Go ahead, splurge on a little rich food.
That's the message from acclaimed chef Rick Bayless in his latest cookbook, "Fiesta at Rick's: Fabulous Food for Great Times with Friends" (W. W. Norton & Co., $35).
Bayless, the Chicago chef known for his traditional and contemporary takes on Mexican food, offers up treats such as a guacamole bar, a tequila tasting and watermelon-raspberry ice in the book.
Before a standing-room crowd of culinary students and chefs at the Clovis Institute of Technology recently, Bayless blended garlic, serrano chilies, parsley, cilantro and olive oil into a seasoning for ceviche. He showed how to present the dish in a martini glass with a lettuce leaf.

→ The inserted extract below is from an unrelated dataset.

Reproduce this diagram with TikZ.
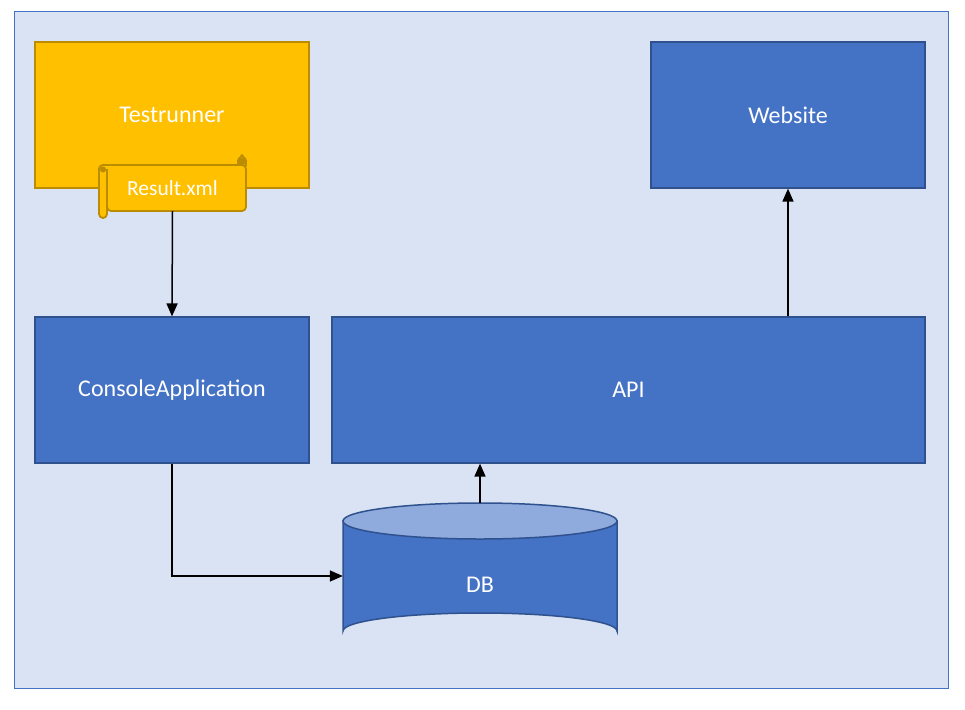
\documentclass[tikz,border=0pt]{standalone}
\usepackage{fontspec}
\setmainfont{Carlito}
\usetikzlibrary{arrows.meta}
\definecolor{panelfill}{HTML}{DAE3F3}
\definecolor{blueshape}{HTML}{4472C4}
\definecolor{blueedge}{HTML}{2F528F}
\definecolor{bluetop}{HTML}{8FAADC}
\definecolor{goldshape}{HTML}{FFC000}
\definecolor{goldedge}{HTML}{BC8C00}
\tikzset{
    bluebox/.style={rectangle, draw=blueedge, fill=blueshape, line width=1.2pt, text=white, font=\fontsize{24}{28}\selectfont, inner sep=0pt},
    flow/.style={-{Triangle[length=13pt,width=11pt]}, black, line width=1.5pt},
    scrollpart/.style={draw=goldedge, fill=goldshape, line width=1.8pt, line join=round}
}
\begin{document}
\begin{tikzpicture}[x=1pt,y=-1pt]
    \useasboundingbox (0,0) rectangle (965,709);
    % Panel
    \draw[blueshape, fill=panelfill, line width=1pt] (14,12) rectangle (948,688);
    % Boxes
    \node[bluebox, draw=goldedge, fill=goldshape, minimum width=274pt, minimum height=146pt] (testrunner) at (172,115) {Testrunner};
    \node[bluebox, minimum width=274pt, minimum height=146pt] (website) at (788,115) {Website};
    \node[bluebox, minimum width=274pt, minimum height=146pt] (console) at (172,390) {ConsoleApplication};
    \node[bluebox, minimum width=593pt, minimum height=146pt] (api) at (628.5,390) {API};
    % Scroll
    \draw[scrollpart] (238,166) -- (238,161) arc[start angle=180, end angle=360, radius=4] -- (246,166) -- cycle;
    \draw[scrollpart] (242,155) -- (246,161) -- (238,161) -- cycle;
    \draw[scrollpart, rounded corners=4pt] (99,172) -- (99,165) -- (246,165) -- (246,211) -- (107,211) -- (107,172) -- cycle;
    \draw[scrollpart, rounded corners=4pt] (99,169) -- (99,218) -- (107,218) -- (107,169);
    \fill[goldedge] (103,169.5) circle (3pt);
    \fill[goldedge] (242,161.5) circle (4pt);
    \node[rectangle, text=white, font=\fontsize{21.5}{26}\selectfont, minimum width=147pt, minimum height=46pt, inner sep=0pt] (result) at (172.5,188) {Result.xml};
    % DB
    \draw[draw=blueedge, fill=blueshape, line width=1.5pt] (343,521) -- (343,631) arc[start angle=180, end angle=360, x radius=137, y radius=18] -- (617,521) -- cycle;
    \draw[draw=blueedge, fill=bluetop, line width=1.5pt] (480,521) ellipse [x radius=137, y radius=18];
    \node[rectangle, text=white, font=\fontsize{24}{28}\selectfont, minimum width=274pt, minimum height=146pt, inner sep=0pt] (db) at (480,576) {};
    \node[text=white, font=\fontsize{24}{28}\selectfont, inner sep=0pt] (dblabel) at (480,585) {DB};
    % Connectors
    \draw[flow] (result.south) -- (console.north);
    \draw[flow] (console.south) |- (db.west);
    \draw[flow] (db.north) -- (db.north |- api.south);
    \draw[flow] (website.south |- api.north) -- (website.south);
\end{tikzpicture}
\end{document}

And he explained the rationale for "Fiesta," which is so different from his last book, "Mexican Everyday" (W. W. Norton, $29.95).
"Mexico taught me a big lesson," he says. "There should be two cuisines."
The simple, nutritionally balanced meals for most of the time are in "Mexican Everyday." And the "no-holds-barred" weekend party food is in "Fiesta," he says. "The two books go together."
For Bayless, "Fiesta" is the latest expression of his longtime exploration into Mexican cuisine. The fourth generation of his family to go into the restaurant business, Bayless found he enjoyed the "vibrant intensity" and "long hours" of restaurant work.
His parents ran a barbecue restaurant in Oklahoma, but Bayless fell in love with Mexico's cuisine and culture. His Chicago restaurants -- Frontera Grill, known for contemporary regional Mexican food, and the fine-dining Topolobampo -- stretch far beyond the typical burritos, fajitas and nachos.
"I've chosen never to use those words, so people have to look at the menu in a different way," he says.
Along the way, Bayless racked up an impressive list of awards. They include best new chef of 1988 from Food & Wine magazine, several James Beard awards, including one for national chef of the year in 1995, and winner of Top Chef Masters, season one, in 2009.
At the demonstration, he shared some simple dishes and tips useful to budding chefs and home cooks.
When buying dried ancho chilies (also called pasilla chilies in California), choose flexible, cranberry-red chilies with the scent of a spicy prune.
He encouraged folks to look for canela, the soft Mexican cinnamon with a more subtle taste than cassia, the hard, intensely flavored cinnamon.
And the broth used in his smoky peanut mole should be weak; cut it with water if necessary. The reason: European cooking emphasizes meat flavors, while Mexican cuisine highlights vegetables. Using a full-strength broth would bring too much meaty flavor to this mole, he says.
For his herb green ceviche with cucumber, sashimi-quality fish is required, he says. Look for red gills and bulging, clear eyes. Sniff the flesh; it should smell like the ocean, not fish.
Both dishes were easy. The ceviche is part of "Fiesta," while the smoky peanut mole is from "Rick Bayless's Mexican Kitchen: Capturing the Vibrant Flavors of a World-Class Cuisine" (Scribner, $35).
Bayless calls this mole a "starter" one. It teaches all the basic concepts of making moles, the sauces collectively known as Mexico's national dish.
This recipe would fit just as well in "Fiesta."
"In Mexico," Bayless says, "mole is for special occasions."